» Records to use:
-------
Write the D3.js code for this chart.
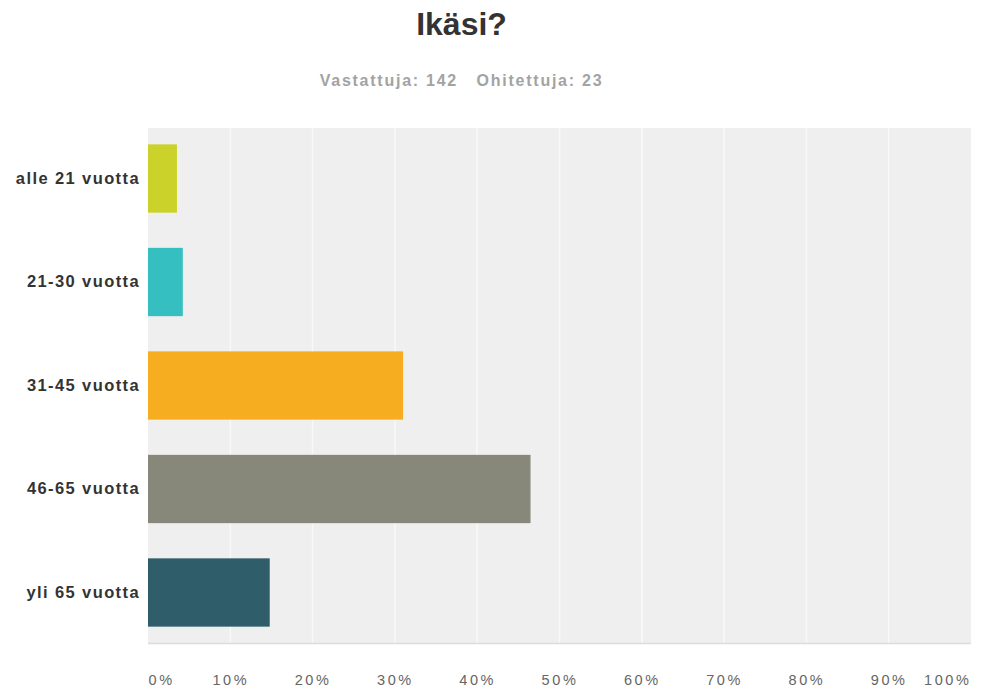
-------
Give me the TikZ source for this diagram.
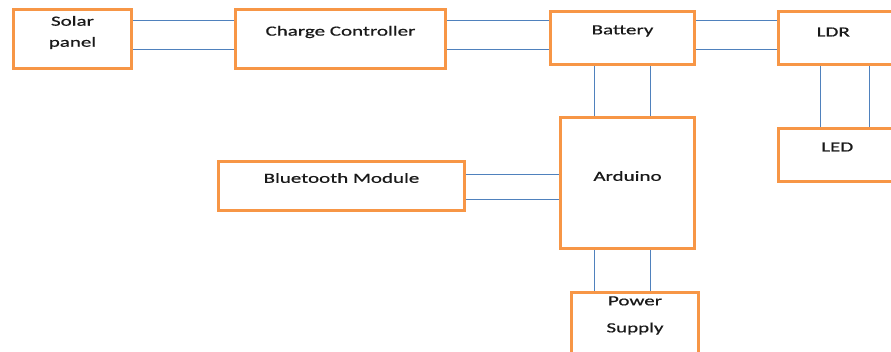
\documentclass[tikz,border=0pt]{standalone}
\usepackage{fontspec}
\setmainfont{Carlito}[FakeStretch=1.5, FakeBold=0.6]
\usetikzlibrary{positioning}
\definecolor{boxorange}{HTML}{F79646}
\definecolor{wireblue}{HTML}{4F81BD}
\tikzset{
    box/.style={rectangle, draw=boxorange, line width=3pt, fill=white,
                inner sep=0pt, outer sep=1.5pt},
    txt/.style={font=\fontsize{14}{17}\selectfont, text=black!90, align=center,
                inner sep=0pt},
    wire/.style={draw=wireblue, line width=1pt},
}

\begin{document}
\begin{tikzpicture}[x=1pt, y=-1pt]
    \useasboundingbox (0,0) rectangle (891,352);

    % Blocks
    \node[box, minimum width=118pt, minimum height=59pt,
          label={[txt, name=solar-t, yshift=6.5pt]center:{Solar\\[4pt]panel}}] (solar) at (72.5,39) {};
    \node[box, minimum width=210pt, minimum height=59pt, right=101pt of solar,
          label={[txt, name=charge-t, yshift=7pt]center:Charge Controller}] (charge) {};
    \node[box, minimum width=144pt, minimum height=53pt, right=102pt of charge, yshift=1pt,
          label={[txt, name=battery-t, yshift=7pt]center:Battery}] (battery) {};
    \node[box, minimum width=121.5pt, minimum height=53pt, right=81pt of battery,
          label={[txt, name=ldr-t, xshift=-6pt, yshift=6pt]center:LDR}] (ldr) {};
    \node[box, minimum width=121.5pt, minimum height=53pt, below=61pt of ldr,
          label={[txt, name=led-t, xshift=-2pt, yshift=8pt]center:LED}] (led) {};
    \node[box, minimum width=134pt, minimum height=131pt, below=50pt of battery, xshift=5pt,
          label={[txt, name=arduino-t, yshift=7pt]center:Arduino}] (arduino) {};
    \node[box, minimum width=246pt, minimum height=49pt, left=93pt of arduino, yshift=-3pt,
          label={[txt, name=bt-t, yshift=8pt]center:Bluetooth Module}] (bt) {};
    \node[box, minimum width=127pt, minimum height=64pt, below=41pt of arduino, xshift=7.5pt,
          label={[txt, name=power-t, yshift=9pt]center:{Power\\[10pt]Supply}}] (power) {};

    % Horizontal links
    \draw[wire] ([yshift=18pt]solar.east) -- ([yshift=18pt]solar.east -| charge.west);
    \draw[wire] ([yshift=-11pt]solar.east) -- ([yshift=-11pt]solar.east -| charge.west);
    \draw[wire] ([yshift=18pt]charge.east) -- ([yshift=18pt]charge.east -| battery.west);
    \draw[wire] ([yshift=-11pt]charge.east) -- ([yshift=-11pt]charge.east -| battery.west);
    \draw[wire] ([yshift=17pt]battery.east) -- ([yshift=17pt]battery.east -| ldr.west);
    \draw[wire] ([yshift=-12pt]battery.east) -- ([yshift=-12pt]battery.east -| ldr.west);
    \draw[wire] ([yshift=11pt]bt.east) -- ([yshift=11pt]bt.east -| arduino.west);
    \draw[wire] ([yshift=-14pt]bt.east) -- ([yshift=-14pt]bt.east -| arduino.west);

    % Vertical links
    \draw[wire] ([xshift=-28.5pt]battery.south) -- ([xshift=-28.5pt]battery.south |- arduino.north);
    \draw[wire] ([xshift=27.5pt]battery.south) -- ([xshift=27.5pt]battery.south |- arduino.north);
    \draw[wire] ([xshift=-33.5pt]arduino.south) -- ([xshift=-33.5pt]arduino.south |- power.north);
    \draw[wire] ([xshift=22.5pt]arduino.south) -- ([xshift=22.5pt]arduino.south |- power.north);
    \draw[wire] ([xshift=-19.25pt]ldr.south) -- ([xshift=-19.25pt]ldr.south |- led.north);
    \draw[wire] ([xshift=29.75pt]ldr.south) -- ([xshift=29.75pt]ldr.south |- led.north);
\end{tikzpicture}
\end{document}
-------
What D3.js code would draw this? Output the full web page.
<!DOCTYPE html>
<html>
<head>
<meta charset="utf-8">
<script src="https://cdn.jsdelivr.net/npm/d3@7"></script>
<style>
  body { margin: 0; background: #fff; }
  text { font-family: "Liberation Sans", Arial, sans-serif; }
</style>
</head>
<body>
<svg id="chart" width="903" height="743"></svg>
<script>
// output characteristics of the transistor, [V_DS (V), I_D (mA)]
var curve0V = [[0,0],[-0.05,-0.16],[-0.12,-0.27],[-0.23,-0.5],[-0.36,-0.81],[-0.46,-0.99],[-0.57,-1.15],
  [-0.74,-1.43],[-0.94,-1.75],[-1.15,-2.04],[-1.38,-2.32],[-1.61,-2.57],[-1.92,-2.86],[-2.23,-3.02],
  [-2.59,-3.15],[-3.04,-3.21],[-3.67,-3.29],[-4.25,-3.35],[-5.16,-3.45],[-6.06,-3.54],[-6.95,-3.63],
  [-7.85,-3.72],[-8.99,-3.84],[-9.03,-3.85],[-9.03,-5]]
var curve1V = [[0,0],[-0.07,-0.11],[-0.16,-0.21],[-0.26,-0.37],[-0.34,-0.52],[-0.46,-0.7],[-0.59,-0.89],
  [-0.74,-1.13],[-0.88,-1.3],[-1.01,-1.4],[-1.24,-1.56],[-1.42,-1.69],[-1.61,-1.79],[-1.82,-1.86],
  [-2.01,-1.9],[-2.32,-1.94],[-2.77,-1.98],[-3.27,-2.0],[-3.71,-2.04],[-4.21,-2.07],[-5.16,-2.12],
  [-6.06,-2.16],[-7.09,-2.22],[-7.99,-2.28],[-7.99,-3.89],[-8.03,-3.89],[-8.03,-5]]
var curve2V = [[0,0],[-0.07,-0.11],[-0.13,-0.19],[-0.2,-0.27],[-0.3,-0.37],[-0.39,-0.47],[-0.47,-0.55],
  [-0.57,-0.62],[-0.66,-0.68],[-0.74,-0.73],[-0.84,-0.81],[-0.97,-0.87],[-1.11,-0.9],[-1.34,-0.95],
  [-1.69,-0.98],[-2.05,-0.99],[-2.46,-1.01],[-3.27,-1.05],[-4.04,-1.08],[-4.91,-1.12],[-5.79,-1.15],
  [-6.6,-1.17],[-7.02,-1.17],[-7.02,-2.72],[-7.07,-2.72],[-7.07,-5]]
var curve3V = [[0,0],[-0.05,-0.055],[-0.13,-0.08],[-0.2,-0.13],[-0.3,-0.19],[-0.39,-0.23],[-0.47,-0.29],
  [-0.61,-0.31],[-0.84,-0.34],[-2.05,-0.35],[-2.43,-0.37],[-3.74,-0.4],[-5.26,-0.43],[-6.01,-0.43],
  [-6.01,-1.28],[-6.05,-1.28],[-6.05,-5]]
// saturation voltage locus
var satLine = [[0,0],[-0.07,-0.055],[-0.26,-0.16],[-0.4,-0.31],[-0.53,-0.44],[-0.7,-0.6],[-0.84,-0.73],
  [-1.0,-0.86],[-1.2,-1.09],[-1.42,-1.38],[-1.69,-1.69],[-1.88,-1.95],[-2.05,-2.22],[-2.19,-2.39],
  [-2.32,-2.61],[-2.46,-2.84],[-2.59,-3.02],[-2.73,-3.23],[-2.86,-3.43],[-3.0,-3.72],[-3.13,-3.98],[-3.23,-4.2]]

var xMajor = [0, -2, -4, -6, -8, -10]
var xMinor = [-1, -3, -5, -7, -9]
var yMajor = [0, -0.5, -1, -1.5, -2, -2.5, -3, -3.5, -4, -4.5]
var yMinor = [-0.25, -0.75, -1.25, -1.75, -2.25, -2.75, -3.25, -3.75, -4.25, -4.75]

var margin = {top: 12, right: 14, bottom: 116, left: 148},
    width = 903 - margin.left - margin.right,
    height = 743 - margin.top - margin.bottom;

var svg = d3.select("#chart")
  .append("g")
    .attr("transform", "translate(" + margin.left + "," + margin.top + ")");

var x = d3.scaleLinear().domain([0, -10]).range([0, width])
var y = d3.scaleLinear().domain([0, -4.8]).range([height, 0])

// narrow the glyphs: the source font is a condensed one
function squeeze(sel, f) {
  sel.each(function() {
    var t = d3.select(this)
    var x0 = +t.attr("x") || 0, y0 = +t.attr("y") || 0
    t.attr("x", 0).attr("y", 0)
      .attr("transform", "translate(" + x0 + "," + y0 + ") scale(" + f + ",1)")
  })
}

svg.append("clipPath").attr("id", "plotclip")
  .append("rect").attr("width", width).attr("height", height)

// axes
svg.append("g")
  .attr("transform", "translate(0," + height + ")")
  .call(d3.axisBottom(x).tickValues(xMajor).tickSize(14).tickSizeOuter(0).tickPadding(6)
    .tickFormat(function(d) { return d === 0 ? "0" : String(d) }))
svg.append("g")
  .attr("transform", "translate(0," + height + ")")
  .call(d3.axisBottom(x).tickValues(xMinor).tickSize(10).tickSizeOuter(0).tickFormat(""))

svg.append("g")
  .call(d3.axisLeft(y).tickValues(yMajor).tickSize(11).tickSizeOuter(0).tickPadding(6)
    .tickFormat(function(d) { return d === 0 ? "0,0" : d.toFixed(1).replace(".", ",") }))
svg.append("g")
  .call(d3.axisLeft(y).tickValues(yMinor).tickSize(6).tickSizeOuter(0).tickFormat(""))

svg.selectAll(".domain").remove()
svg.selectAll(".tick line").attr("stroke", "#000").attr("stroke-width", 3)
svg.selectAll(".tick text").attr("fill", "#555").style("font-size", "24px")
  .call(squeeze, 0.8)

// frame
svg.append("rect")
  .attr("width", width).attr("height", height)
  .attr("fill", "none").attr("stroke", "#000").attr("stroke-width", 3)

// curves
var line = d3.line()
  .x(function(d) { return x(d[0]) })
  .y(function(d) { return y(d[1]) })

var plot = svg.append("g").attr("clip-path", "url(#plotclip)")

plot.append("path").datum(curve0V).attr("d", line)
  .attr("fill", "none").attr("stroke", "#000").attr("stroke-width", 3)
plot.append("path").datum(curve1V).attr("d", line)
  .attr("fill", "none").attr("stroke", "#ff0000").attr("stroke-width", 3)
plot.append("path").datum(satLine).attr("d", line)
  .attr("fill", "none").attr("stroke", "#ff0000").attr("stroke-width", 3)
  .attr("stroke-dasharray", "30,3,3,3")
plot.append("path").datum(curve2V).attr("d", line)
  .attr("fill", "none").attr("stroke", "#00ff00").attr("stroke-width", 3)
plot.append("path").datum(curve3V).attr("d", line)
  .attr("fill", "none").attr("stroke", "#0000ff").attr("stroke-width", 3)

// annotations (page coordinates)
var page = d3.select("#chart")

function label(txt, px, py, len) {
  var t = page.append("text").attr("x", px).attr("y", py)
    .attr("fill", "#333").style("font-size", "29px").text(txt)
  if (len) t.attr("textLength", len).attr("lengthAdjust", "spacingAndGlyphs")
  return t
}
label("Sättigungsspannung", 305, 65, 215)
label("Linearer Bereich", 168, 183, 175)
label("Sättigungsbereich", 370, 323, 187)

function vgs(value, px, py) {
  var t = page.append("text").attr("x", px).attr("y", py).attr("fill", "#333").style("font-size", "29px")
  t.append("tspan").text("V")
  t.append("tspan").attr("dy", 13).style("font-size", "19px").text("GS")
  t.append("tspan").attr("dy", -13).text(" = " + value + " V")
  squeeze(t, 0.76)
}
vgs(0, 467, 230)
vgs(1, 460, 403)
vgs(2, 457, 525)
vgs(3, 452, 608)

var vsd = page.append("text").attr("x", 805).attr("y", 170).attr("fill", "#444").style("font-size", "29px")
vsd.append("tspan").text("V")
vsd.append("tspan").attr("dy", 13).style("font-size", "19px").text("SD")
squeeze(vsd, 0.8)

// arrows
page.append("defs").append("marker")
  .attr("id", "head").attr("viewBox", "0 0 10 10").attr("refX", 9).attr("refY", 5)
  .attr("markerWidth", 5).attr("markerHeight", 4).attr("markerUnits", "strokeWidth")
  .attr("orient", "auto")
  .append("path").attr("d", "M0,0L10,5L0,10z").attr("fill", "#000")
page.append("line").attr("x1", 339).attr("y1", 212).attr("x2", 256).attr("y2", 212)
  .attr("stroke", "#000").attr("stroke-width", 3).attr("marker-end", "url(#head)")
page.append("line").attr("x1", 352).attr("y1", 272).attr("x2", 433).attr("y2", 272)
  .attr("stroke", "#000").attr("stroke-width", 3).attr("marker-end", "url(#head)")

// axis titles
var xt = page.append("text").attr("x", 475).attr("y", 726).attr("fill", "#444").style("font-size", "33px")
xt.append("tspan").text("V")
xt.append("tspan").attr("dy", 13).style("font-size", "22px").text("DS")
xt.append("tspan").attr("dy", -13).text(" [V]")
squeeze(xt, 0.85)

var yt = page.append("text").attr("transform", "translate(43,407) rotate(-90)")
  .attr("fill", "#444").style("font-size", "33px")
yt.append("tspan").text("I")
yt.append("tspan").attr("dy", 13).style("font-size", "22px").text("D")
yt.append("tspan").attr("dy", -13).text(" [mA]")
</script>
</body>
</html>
-------
» Directions for this task:
Count the lines of these entries that hold the string "code", and give only that number.

» Result of the task:
2